STATED EXERCISE – Only the lines from the start of the data below through the line that contains "var cx = 290, cy = 231, radius = 152;" are to be copied, exactly and without pictures.

DATASET EXTRACT –

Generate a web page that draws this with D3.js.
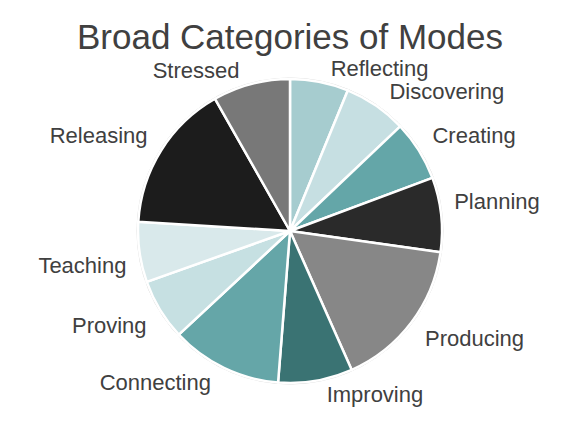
<!DOCTYPE html>
<meta charset="utf-8">
<head>
<style>
body { margin: 0; background: #fff; }
text { font-family: "Liberation Sans", Arial, sans-serif; fill: #404040; }
</style>
</head>
<body>
<script src="https://d3js.org/d3.v7.min.js"></script>
<script>

// slices clockwise from 12 o'clock, share in percent
var categories = ["Reflecting", "Discovering", "Creating", "Planning", "Producing",
                  "Improving", "Connecting", "Proving", "Teaching", "Releasing", "Stressed"];
var shares = [6.2, 6.7, 6.4, 7.9, 16.1, 7.9, 11.8, 6.5, 6.4, 15.8, 8.2];
var sliceColors = ["#a6cccf", "#c6dfe2", "#64a6a8", "#2a2a2a", "#878787",
                   "#3a7373", "#65a6a8", "#c6e0e2", "#d9e9eb", "#1c1c1c", "#787878"];

var width = 574, height = 437;
var cx = 290, cy = 231, radius = 152;

var svg = d3.select("body").append("svg")
    .attr("width", width)
    .attr("height", height);

// title
svg.append("text")
    .attr("x", 290)
    .attr("y", 49)
    .attr("text-anchor", "middle")
    .style("font-size", "35px")
    .text("Broad Categories of Modes");

var data = categories.map(function(c, i) { return {name: c, value: shares[i], color: sliceColors[i]}; });

var pie = d3.pie().sort(null).value(function(d) { return d.value; });
var arc = d3.arc().innerRadius(0).outerRadius(radius);

var g = svg.append("g").attr("transform", "translate(" + cx + "," + cy + ")");

// faint outline of the pie
g.append("circle")
    .attr("r", radius + 1)
    .attr("fill", "none")
    .attr("stroke", "#d8d8d8")
    .attr("stroke-width", 1);

var arcs = pie(data);

g.selectAll("path")
    .data(arcs)
  .enter().append("path")
    .attr("d", arc)
    .attr("fill", function(d) { return d.data.color; })
    .attr("stroke", "#fff")
    .attr("stroke-width", 2.5)
    .attr("stroke-linejoin", "round");

// labels: inner edge sits on a ring just outside the pie,
// left side labels end there, right side labels start there
var labelR = radius + 13;
g.selectAll("text.lbl")
    .data(arcs)
  .enter().append("text")
    .attr("class", "lbl")
    .each(function(d) {
      var mid = (d.startAngle + d.endAngle) / 2;
      var s = Math.sin(mid), c = Math.cos(mid);
      var sx = s >= 0 ? 1 : -1, sy = c >= 0 ? 1 : -1;
      d.lx = labelR * s + sx * 9 * c * c;
      d.ly = -labelR * c - sy * 12 * s * s;
      d.anchor = s >= 0 ? "start" : "end";
    })
    .attr("x", function(d) { return d.lx; })
    .attr("y", function(d) { return d.ly; })
    .attr("dy", "0.35em")
    .attr("text-anchor", function(d) { return d.anchor; })
    .style("font-size", "22px")
    .text(function(d) { return d.data.name; });

</script>
</body>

EXERCISE OUTPUT –
Generate a web page that draws this with D3.js.
<!DOCTYPE html>
<meta charset="utf-8">
<head>
<style>
body { margin: 0; background: #fff; }
text { font-family: "Liberation Sans", Arial, sans-serif; fill: #404040; }
</style>
</head>
<body>
<script src="https://d3js.org/d3.v7.min.js"></script>
<script>

// slices clockwise from 12 o'clock, share in percent
var categories = ["Reflecting", "Discovering", "Creating", "Planning", "Producing",
                  "Improving", "Connecting", "Proving", "Teaching", "Releasing", "Stressed"];
var shares = [6.2, 6.7, 6.4, 7.9, 16.1, 7.9, 11.8, 6.5, 6.4, 15.8, 8.2];
var sliceColors = ["#a6cccf", "#c6dfe2", "#64a6a8", "#2a2a2a", "#878787",
                   "#3a7373", "#65a6a8", "#c6e0e2", "#d9e9eb", "#1c1c1c", "#787878"];

var width = 574, height = 437;
var cx = 290, cy = 231, radius = 152;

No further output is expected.